* **Given problem**: From the first line of the data below through the line holding "82.0, 85.1, 20.2]", output each line exactly and leave the pictures out.

* **Source material**:
—————

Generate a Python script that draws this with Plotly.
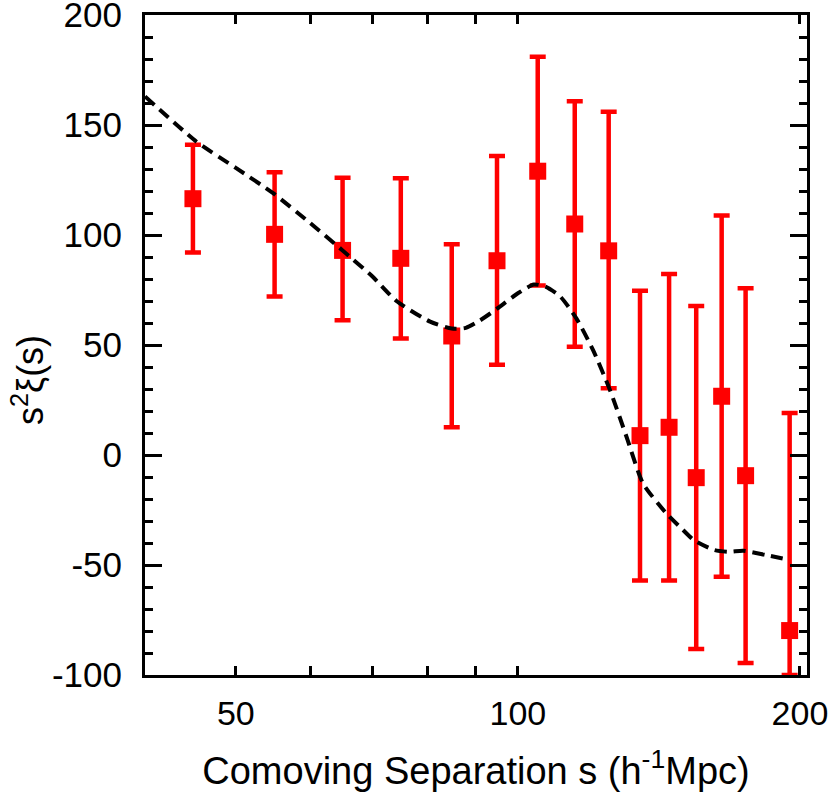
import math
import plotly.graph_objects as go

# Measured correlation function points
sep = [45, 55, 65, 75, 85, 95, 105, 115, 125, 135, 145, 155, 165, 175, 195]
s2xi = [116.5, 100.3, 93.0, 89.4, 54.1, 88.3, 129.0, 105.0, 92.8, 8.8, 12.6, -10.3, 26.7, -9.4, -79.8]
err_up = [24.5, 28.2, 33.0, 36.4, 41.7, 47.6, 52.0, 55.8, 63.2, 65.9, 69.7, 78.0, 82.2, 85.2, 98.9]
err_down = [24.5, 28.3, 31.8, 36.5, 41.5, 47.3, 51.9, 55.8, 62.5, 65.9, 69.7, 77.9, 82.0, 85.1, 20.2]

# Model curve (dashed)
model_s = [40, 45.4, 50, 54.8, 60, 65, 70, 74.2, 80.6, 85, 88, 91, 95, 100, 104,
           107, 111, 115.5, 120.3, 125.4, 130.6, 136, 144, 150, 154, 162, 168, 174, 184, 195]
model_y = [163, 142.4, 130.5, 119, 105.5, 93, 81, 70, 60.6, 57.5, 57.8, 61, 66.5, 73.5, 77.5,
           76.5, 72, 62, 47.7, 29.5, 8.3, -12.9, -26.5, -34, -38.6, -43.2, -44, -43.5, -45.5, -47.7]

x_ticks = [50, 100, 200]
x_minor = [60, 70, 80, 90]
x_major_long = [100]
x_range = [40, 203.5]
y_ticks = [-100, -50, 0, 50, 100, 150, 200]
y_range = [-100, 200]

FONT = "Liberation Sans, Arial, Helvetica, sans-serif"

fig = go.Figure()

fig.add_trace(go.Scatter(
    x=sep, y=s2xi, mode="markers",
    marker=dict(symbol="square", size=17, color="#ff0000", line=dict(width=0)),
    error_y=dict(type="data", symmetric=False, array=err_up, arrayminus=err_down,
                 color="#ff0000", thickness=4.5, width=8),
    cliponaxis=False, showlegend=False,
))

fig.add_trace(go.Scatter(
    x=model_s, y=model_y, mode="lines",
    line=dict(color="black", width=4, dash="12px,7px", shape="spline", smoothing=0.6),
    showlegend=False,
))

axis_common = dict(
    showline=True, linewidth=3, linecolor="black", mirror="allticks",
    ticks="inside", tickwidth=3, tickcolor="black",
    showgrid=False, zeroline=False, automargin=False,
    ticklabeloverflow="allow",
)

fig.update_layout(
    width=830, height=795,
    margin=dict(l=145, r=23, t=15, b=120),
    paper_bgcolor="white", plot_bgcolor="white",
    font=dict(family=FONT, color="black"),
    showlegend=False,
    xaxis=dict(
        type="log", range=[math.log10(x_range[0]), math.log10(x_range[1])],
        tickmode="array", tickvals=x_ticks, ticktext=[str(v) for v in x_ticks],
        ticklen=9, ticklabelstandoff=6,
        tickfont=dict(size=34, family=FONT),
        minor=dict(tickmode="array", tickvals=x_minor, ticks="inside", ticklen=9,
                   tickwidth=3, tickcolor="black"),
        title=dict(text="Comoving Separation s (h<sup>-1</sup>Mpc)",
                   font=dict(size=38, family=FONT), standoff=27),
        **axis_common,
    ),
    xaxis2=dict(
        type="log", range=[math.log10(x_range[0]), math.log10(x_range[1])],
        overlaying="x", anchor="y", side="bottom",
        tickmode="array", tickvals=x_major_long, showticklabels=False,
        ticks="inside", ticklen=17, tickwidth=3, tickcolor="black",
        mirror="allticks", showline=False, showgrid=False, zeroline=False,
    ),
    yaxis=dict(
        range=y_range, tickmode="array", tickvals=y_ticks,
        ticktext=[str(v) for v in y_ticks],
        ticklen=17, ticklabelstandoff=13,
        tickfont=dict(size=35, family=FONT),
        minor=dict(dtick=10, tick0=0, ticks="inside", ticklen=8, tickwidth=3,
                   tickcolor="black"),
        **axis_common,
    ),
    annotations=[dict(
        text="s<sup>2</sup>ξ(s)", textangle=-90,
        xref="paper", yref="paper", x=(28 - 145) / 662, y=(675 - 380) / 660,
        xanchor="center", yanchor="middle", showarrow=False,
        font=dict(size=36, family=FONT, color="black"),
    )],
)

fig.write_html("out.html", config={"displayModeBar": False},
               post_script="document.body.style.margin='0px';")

—————

* **Result for this exercise**:
Generate a Python script that draws this with Plotly.
import math
import plotly.graph_objects as go

# Measured correlation function points
sep = [45, 55, 65, 75, 85, 95, 105, 115, 125, 135, 145, 155, 165, 175, 195]
s2xi = [116.5, 100.3, 93.0, 89.4, 54.1, 88.3, 129.0, 105.0, 92.8, 8.8, 12.6, -10.3, 26.7, -9.4, -79.8]
err_up = [24.5, 28.2, 33.0, 36.4, 41.7, 47.6, 52.0, 55.8, 63.2, 65.9, 69.7, 78.0, 82.2, 85.2, 98.9]
err_down = [24.5, 28.3, 31.8, 36.5, 41.5, 47.3, 51.9, 55.8, 62.5, 65.9, 69.7, 77.9, 82.0, 85.1, 20.2]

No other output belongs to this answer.